• [PROMPT]: Skip the pictures and quote all of the lines exactly.
◇ ◇ ◇
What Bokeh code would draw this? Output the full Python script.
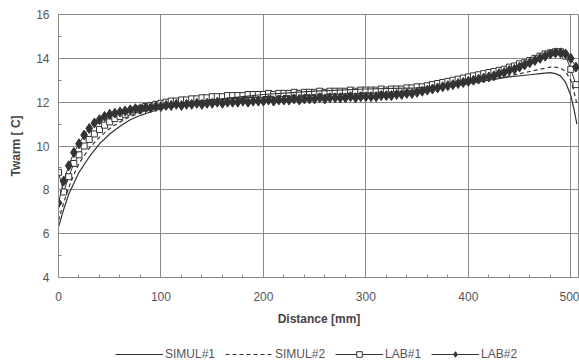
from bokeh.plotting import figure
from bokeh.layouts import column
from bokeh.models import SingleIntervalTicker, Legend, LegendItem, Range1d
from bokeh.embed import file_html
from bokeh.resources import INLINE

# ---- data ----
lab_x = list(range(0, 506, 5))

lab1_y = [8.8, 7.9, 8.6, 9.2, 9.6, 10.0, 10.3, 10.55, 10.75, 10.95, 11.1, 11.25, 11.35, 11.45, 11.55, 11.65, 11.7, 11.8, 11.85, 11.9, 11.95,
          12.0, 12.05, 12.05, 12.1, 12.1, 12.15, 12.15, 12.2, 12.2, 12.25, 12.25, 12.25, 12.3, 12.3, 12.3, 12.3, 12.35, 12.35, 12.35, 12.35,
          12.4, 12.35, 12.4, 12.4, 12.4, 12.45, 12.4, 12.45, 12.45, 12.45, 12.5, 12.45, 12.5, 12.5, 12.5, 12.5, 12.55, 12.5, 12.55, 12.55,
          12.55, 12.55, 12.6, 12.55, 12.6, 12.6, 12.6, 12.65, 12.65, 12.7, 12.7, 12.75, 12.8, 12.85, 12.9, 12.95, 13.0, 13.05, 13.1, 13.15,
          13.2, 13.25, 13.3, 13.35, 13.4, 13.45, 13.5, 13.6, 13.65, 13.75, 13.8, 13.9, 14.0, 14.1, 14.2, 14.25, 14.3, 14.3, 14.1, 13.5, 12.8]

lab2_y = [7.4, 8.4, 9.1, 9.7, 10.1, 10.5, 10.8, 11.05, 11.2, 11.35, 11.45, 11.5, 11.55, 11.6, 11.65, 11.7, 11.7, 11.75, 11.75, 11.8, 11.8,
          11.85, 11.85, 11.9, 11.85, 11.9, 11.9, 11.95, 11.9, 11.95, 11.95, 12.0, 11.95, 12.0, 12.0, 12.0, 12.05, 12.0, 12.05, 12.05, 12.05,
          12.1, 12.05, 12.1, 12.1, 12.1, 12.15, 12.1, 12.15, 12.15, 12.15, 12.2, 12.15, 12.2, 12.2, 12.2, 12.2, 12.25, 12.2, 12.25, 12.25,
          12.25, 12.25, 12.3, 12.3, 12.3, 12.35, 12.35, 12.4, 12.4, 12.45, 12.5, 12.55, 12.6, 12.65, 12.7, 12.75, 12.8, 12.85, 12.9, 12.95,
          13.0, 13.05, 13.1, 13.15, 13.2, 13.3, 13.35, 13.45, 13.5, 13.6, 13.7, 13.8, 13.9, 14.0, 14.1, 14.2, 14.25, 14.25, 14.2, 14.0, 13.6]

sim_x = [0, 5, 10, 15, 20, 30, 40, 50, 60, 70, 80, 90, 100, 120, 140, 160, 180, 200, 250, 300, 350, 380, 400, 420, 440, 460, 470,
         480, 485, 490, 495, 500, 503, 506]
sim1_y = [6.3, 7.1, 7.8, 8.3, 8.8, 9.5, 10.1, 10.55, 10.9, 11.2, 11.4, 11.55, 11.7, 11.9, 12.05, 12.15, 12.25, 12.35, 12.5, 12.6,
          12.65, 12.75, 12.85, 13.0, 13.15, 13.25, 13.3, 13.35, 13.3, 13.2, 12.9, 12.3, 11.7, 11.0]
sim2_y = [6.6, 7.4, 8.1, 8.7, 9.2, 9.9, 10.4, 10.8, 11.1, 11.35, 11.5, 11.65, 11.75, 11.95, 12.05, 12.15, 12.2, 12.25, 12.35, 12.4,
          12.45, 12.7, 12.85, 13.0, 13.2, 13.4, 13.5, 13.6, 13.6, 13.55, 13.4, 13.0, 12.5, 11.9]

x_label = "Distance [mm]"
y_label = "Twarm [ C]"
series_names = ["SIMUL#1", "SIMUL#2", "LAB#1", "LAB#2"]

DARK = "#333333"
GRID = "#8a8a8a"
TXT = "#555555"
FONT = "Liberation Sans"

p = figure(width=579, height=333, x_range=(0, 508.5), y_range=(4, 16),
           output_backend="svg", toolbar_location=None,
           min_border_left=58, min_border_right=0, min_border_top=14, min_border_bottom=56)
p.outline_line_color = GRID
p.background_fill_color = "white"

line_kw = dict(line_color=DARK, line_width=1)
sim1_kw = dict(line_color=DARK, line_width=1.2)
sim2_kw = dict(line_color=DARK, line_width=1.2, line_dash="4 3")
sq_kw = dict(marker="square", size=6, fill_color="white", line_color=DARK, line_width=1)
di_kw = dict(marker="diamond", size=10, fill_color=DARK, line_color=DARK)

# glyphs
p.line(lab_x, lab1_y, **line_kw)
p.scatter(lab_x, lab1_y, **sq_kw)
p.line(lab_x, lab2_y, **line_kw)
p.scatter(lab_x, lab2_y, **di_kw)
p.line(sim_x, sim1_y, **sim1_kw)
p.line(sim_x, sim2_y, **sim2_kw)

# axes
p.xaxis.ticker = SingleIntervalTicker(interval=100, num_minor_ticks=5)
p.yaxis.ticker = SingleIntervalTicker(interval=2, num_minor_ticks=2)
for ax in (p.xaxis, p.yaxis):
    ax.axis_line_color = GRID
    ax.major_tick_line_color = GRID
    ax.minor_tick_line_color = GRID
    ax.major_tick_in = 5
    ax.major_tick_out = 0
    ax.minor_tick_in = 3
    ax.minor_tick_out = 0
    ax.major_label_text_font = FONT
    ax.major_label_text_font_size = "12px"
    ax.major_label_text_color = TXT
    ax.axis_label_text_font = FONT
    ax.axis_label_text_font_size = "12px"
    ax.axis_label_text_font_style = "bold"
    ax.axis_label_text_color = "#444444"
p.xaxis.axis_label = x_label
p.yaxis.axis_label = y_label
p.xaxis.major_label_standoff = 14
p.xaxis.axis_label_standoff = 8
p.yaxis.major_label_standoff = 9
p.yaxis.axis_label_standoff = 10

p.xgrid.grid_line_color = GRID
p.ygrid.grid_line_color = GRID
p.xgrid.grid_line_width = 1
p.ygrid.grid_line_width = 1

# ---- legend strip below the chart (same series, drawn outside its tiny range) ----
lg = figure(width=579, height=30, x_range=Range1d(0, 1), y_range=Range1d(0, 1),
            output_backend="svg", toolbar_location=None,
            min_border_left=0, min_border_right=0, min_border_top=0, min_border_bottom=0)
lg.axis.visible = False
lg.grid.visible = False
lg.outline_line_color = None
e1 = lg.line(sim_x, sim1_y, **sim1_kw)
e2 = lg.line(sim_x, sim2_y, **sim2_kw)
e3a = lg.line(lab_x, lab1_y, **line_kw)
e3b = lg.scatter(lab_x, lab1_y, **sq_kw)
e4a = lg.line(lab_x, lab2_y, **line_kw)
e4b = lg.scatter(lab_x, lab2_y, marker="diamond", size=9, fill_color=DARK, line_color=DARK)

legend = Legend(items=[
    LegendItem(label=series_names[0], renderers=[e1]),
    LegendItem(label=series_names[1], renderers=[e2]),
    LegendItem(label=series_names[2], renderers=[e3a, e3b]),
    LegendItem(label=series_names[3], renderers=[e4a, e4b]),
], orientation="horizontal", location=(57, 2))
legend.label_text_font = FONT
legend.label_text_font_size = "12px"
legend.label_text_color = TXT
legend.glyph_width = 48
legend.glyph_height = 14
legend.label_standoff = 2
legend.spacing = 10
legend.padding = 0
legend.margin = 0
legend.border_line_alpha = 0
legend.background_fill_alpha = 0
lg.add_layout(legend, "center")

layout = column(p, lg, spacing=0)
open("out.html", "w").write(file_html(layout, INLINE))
◇ ◇ ◇
• [RESULT]:
What Bokeh code would draw this? Output the full Python script.
from bokeh.plotting import figure
from bokeh.layouts import column
from bokeh.models import SingleIntervalTicker, Legend, LegendItem, Range1d
from bokeh.embed import file_html
from bokeh.resources import INLINE

# ---- data ----
lab_x = list(range(0, 506, 5))

lab1_y = [8.8, 7.9, 8.6, 9.2, 9.6, 10.0, 10.3, 10.55, 10.75, 10.95, 11.1, 11.25, 11.35, 11.45, 11.55, 11.65, 11.7, 11.8, 11.85, 11.9, 11.95,
          12.0, 12.05, 12.05, 12.1, 12.1, 12.15, 12.15, 12.2, 12.2, 12.25, 12.25, 12.25, 12.3, 12.3, 12.3, 12.3, 12.35, 12.35, 12.35, 12.35,
          12.4, 12.35, 12.4, 12.4, 12.4, 12.45, 12.4, 12.45, 12.45, 12.45, 12.5, 12.45, 12.5, 12.5, 12.5, 12.5, 12.55, 12.5, 12.55, 12.55,
          12.55, 12.55, 12.6, 12.55, 12.6, 12.6, 12.6, 12.65, 12.65, 12.7, 12.7, 12.75, 12.8, 12.85, 12.9, 12.95, 13.0, 13.05, 13.1, 13.15,
          13.2, 13.25, 13.3, 13.35, 13.4, 13.45, 13.5, 13.6, 13.65, 13.75, 13.8, 13.9, 14.0, 14.1, 14.2, 14.25, 14.3, 14.3, 14.1, 13.5, 12.8]

lab2_y = [7.4, 8.4, 9.1, 9.7, 10.1, 10.5, 10.8, 11.05, 11.2, 11.35, 11.45, 11.5, 11.55, 11.6, 11.65, 11.7, 11.7, 11.75, 11.75, 11.8, 11.8,
          11.85, 11.85, 11.9, 11.85, 11.9, 11.9, 11.95, 11.9, 11.95, 11.95, 12.0, 11.95, 12.0, 12.0, 12.0, 12.05, 12.0, 12.05, 12.05, 12.05,
          12.1, 12.05, 12.1, 12.1, 12.1, 12.15, 12.1, 12.15, 12.15, 12.15, 12.2, 12.15, 12.2, 12.2, 12.2, 12.2, 12.25, 12.2, 12.25, 12.25,
          12.25, 12.25, 12.3, 12.3, 12.3, 12.35, 12.35, 12.4, 12.4, 12.45, 12.5, 12.55, 12.6, 12.65, 12.7, 12.75, 12.8, 12.85, 12.9, 12.95,
          13.0, 13.05, 13.1, 13.15, 13.2, 13.3, 13.35, 13.45, 13.5, 13.6, 13.7, 13.8, 13.9, 14.0, 14.1, 14.2, 14.25, 14.25, 14.2, 14.0, 13.6]

sim_x = [0, 5, 10, 15, 20, 30, 40, 50, 60, 70, 80, 90, 100, 120, 140, 160, 180, 200, 250, 300, 350, 380, 400, 420, 440, 460, 470,
         480, 485, 490, 495, 500, 503, 506]
sim1_y = [6.3, 7.1, 7.8, 8.3, 8.8, 9.5, 10.1, 10.55, 10.9, 11.2, 11.4, 11.55, 11.7, 11.9, 12.05, 12.15, 12.25, 12.35, 12.5, 12.6,
          12.65, 12.75, 12.85, 13.0, 13.15, 13.25, 13.3, 13.35, 13.3, 13.2, 12.9, 12.3, 11.7, 11.0]
sim2_y = [6.6, 7.4, 8.1, 8.7, 9.2, 9.9, 10.4, 10.8, 11.1, 11.35, 11.5, 11.65, 11.75, 11.95, 12.05, 12.15, 12.2, 12.25, 12.35, 12.4,
          12.45, 12.7, 12.85, 13.0, 13.2, 13.4, 13.5, 13.6, 13.6, 13.55, 13.4, 13.0, 12.5, 11.9]

x_label = "Distance [mm]"
y_label = "Twarm [ C]"
series_names = ["SIMUL#1", "SIMUL#2", "LAB#1", "LAB#2"]

DARK = "#333333"
GRID = "#8a8a8a"
TXT = "#555555"
FONT = "Liberation Sans"

p = figure(width=579, height=333, x_range=(0, 508.5), y_range=(4, 16),
           output_backend="svg", toolbar_location=None,
           min_border_left=58, min_border_right=0, min_border_top=14, min_border_bottom=56)
p.outline_line_color = GRID
p.background_fill_color = "white"

line_kw = dict(line_color=DARK, line_width=1)
sim1_kw = dict(line_color=DARK, line_width=1.2)
sim2_kw = dict(line_color=DARK, line_width=1.2, line_dash="4 3")
sq_kw = dict(marker="square", size=6, fill_color="white", line_color=DARK, line_width=1)
di_kw = dict(marker="diamond", size=10, fill_color=DARK, line_color=DARK)

# glyphs
p.line(lab_x, lab1_y, **line_kw)
p.scatter(lab_x, lab1_y, **sq_kw)
p.line(lab_x, lab2_y, **line_kw)
p.scatter(lab_x, lab2_y, **di_kw)
p.line(sim_x, sim1_y, **sim1_kw)
p.line(sim_x, sim2_y, **sim2_kw)

# axes
p.xaxis.ticker = SingleIntervalTicker(interval=100, num_minor_ticks=5)
p.yaxis.ticker = SingleIntervalTicker(interval=2, num_minor_ticks=2)
for ax in (p.xaxis, p.yaxis):
    ax.axis_line_color = GRID
    ax.major_tick_line_color = GRID
    ax.minor_tick_line_color = GRID
    ax.major_tick_in = 5
    ax.major_tick_out = 0
    ax.minor_tick_in = 3
    ax.minor_tick_out = 0
    ax.major_label_text_font = FONT
    ax.major_label_text_font_size = "12px"
    ax.major_label_text_color = TXT
    ax.axis_label_text_font = FONT
    ax.axis_label_text_font_size = "12px"
    ax.axis_label_text_font_style = "bold"
    ax.axis_label_text_color = "#444444"
p.xaxis.axis_label = x_label
p.yaxis.axis_label = y_label
p.xaxis.major_label_standoff = 14
p.xaxis.axis_label_standoff = 8
p.yaxis.major_label_standoff = 9
p.yaxis.axis_label_standoff = 10

p.xgrid.grid_line_color = GRID
p.ygrid.grid_line_color = GRID
p.xgrid.grid_line_width = 1
p.ygrid.grid_line_width = 1

# ---- legend strip below the chart (same series, drawn outside its tiny range) ----
lg = figure(width=579, height=30, x_range=Range1d(0, 1), y_range=Range1d(0, 1),
            output_backend="svg", toolbar_location=None,
            min_border_left=0, min_border_right=0, min_border_top=0, min_border_bottom=0)
lg.axis.visible = False
lg.grid.visible = False
lg.outline_line_color = None
e1 = lg.line(sim_x, sim1_y, **sim1_kw)
e2 = lg.line(sim_x, sim2_y, **sim2_kw)
e3a = lg.line(lab_x, lab1_y, **line_kw)
e3b = lg.scatter(lab_x, lab1_y, **sq_kw)
e4a = lg.line(lab_x, lab2_y, **line_kw)
e4b = lg.scatter(lab_x, lab2_y, marker="diamond", size=9, fill_color=DARK, line_color=DARK)

legend = Legend(items=[
    LegendItem(label=series_names[0], renderers=[e1]),
    LegendItem(label=series_names[1], renderers=[e2]),
    LegendItem(label=series_names[2], renderers=[e3a, e3b]),
    LegendItem(label=series_names[3], renderers=[e4a, e4b]),
], orientation="horizontal", location=(57, 2))
legend.label_text_font = FONT
legend.label_text_font_size = "12px"
legend.label_text_color = TXT
legend.glyph_width = 48
legend.glyph_height = 14
legend.label_standoff = 2
legend.spacing = 10
legend.padding = 0
legend.margin = 0
legend.border_line_alpha = 0
legend.background_fill_alpha = 0
lg.add_layout(legend, "center")

layout = column(p, lg, spacing=0)
open("out.html", "w").write(file_html(layout, INLINE))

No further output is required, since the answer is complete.